BRUSSELS — Europe's debt market jitters flared up again Wednesday, an ill omen on the eve of a summit where EU leaders plan to complete their crisis-fighting plan, as investors worried particularly about the near-term fates of Portugal and Ireland.

After eurozone countries hammered out the main cornerstones of their crisis strategy over the past couple of weeks, investors are turning their eye back toward the region's stragglers and how they will cope with painful austerity measures.

Portugal's minority government could fall if lawmakers fail to back the latest austerity package later Wednesday. That would put Lisbon into political limbo just as it faces huge debt repayment deadlines and desperately needs markets' confidence.

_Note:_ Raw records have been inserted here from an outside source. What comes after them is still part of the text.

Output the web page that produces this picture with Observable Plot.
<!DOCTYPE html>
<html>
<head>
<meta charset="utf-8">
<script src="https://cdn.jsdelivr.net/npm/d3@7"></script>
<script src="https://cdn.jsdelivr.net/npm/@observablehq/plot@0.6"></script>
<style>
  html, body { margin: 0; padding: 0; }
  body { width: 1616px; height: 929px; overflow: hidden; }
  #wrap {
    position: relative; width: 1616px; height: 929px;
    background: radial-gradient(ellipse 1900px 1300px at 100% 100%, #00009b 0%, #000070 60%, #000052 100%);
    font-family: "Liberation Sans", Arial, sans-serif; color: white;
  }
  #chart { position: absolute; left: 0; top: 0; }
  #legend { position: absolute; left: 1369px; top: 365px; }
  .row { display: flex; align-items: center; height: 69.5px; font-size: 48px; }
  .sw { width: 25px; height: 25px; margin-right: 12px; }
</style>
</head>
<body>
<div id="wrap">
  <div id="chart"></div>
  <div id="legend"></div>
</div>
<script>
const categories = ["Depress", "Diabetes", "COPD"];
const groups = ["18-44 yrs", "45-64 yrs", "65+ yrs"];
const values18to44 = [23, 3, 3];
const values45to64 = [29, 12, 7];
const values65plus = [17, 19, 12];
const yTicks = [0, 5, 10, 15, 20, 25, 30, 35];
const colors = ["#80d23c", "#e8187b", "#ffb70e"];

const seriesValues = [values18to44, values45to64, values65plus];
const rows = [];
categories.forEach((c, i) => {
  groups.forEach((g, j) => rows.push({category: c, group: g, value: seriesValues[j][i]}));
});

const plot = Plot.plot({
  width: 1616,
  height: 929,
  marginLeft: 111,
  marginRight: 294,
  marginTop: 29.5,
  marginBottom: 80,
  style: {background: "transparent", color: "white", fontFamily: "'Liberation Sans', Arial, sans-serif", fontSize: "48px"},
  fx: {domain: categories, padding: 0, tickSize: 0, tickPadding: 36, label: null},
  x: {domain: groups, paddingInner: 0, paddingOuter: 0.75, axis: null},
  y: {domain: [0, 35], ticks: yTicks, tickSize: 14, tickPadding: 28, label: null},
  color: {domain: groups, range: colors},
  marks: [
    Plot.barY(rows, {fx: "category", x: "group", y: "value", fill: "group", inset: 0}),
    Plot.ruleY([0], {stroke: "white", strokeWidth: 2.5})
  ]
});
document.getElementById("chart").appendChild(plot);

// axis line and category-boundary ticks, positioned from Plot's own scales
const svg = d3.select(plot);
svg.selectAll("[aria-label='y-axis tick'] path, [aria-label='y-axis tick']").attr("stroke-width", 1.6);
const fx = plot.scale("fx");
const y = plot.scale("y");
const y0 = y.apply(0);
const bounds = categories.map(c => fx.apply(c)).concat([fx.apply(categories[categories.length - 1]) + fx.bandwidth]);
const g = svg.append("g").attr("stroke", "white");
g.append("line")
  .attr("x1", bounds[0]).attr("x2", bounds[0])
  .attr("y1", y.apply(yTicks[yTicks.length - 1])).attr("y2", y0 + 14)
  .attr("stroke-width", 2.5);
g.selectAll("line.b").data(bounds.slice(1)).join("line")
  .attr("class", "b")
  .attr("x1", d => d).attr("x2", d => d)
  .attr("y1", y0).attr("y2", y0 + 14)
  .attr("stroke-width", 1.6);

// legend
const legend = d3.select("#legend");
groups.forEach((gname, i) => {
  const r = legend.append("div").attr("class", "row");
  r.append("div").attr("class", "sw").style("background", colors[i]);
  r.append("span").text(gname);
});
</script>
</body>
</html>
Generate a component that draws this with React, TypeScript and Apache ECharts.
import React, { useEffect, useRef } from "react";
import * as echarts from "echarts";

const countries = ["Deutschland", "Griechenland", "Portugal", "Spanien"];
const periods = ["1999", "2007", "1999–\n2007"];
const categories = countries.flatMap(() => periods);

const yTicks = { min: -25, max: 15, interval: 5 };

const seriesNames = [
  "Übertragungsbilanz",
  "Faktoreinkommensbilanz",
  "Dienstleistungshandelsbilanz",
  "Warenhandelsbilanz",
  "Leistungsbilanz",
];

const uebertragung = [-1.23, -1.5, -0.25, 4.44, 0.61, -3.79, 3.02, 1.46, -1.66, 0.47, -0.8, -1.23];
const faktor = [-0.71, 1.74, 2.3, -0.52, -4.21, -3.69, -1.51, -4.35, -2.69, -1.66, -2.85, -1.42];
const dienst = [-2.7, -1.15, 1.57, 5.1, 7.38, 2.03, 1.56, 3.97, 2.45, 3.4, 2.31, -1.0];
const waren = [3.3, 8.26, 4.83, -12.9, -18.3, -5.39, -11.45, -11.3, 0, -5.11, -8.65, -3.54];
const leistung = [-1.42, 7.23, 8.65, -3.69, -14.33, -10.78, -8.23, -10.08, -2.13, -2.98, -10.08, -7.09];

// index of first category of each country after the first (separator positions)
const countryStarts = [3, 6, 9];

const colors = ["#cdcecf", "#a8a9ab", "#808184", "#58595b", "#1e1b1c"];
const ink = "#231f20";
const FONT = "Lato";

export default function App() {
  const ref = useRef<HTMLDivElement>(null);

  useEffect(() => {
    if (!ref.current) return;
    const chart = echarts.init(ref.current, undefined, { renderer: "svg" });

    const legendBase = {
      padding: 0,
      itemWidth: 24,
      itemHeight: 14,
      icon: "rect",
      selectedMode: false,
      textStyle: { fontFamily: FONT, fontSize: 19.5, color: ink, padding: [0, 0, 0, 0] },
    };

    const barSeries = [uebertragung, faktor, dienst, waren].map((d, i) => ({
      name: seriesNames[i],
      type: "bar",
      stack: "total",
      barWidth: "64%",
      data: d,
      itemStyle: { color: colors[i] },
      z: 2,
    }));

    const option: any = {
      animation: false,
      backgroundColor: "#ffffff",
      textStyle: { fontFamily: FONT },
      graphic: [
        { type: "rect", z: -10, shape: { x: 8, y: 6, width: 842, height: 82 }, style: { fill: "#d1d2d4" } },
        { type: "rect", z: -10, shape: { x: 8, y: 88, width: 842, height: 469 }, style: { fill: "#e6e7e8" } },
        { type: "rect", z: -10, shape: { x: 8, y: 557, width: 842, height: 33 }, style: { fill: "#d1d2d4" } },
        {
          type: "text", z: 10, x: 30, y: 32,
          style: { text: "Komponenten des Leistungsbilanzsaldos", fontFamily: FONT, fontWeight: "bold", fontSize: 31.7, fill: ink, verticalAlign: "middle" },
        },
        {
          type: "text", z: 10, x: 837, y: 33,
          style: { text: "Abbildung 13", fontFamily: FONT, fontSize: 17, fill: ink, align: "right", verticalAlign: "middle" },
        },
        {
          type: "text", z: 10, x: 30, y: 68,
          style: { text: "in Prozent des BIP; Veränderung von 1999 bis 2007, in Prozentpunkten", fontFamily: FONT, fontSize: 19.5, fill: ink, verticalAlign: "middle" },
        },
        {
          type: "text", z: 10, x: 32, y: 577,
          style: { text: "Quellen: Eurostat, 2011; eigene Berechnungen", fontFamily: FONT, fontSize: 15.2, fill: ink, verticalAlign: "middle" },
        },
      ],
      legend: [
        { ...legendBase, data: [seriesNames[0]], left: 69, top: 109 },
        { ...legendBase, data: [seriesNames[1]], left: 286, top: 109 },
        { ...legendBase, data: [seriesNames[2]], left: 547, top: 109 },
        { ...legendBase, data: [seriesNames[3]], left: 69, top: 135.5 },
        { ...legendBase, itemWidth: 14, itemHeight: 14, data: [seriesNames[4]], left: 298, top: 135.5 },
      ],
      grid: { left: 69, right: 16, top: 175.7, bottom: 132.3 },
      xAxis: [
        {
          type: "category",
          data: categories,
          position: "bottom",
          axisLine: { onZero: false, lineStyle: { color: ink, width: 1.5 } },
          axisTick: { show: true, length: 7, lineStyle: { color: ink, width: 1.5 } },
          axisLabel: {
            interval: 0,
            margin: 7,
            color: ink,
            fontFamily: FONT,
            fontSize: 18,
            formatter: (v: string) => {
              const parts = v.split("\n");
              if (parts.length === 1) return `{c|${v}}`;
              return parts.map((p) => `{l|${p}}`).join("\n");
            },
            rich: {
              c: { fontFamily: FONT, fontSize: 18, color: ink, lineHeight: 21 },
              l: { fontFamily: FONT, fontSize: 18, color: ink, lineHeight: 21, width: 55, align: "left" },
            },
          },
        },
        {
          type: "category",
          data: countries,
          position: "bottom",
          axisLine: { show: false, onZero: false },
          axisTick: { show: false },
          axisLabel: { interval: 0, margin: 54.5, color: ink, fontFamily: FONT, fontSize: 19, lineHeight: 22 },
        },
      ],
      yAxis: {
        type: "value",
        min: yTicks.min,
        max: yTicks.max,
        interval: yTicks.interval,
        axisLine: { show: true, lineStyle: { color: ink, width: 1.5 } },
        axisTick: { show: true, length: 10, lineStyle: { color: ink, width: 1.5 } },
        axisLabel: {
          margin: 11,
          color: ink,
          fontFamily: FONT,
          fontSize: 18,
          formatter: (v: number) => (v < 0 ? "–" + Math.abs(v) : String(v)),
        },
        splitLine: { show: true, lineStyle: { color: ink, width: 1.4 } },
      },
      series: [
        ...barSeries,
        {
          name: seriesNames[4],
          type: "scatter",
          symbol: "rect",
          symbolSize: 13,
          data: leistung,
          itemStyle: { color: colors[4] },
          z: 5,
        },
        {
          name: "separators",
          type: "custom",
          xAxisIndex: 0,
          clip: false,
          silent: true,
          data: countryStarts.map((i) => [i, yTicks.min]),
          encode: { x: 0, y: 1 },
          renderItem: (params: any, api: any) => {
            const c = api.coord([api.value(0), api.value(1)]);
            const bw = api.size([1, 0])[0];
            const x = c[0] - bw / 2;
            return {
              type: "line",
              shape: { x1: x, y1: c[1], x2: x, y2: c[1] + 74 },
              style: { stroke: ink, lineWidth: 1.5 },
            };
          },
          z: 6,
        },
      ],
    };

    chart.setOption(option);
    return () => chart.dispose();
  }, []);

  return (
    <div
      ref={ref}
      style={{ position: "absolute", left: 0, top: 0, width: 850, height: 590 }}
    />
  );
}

In Ireland, the results of stress tests due next week will reveal the true extent of capital needs at the countries' struggling banks, which the government has already warned will exceed €10 billion ($14 billion). Dublin wants more help with the costs of restructuring and recapitalizing its banks, threatening to burn senior bondholders — who have so far been spared in Europe's debt crisis — if none is forthcoming.

At the same time, Prime Minister Enda Kenny's new government is not making many friends among its eurozone counterparts by continuing to refuse changes to its rock-bottom corporate tax rate even while demanding lower interest rates on its €67.5 billion ($96 billion) bailout agreed in November.

The rising tension in Ireland and Portugal is drawing investors back to Europe's debt crisis after a couple of weeks when most attention has been centered on Libya and Japan.

The signals from the bond markets are that they don't like what they're seeing. The yield — or interest rate — on Portugal's ten-year bonds was up 0.10 of a percentage point at 7.57 percent, a whisker short of euro-era highs, while Ireland's yield is up 0.08 percentage point to 9.91 percent.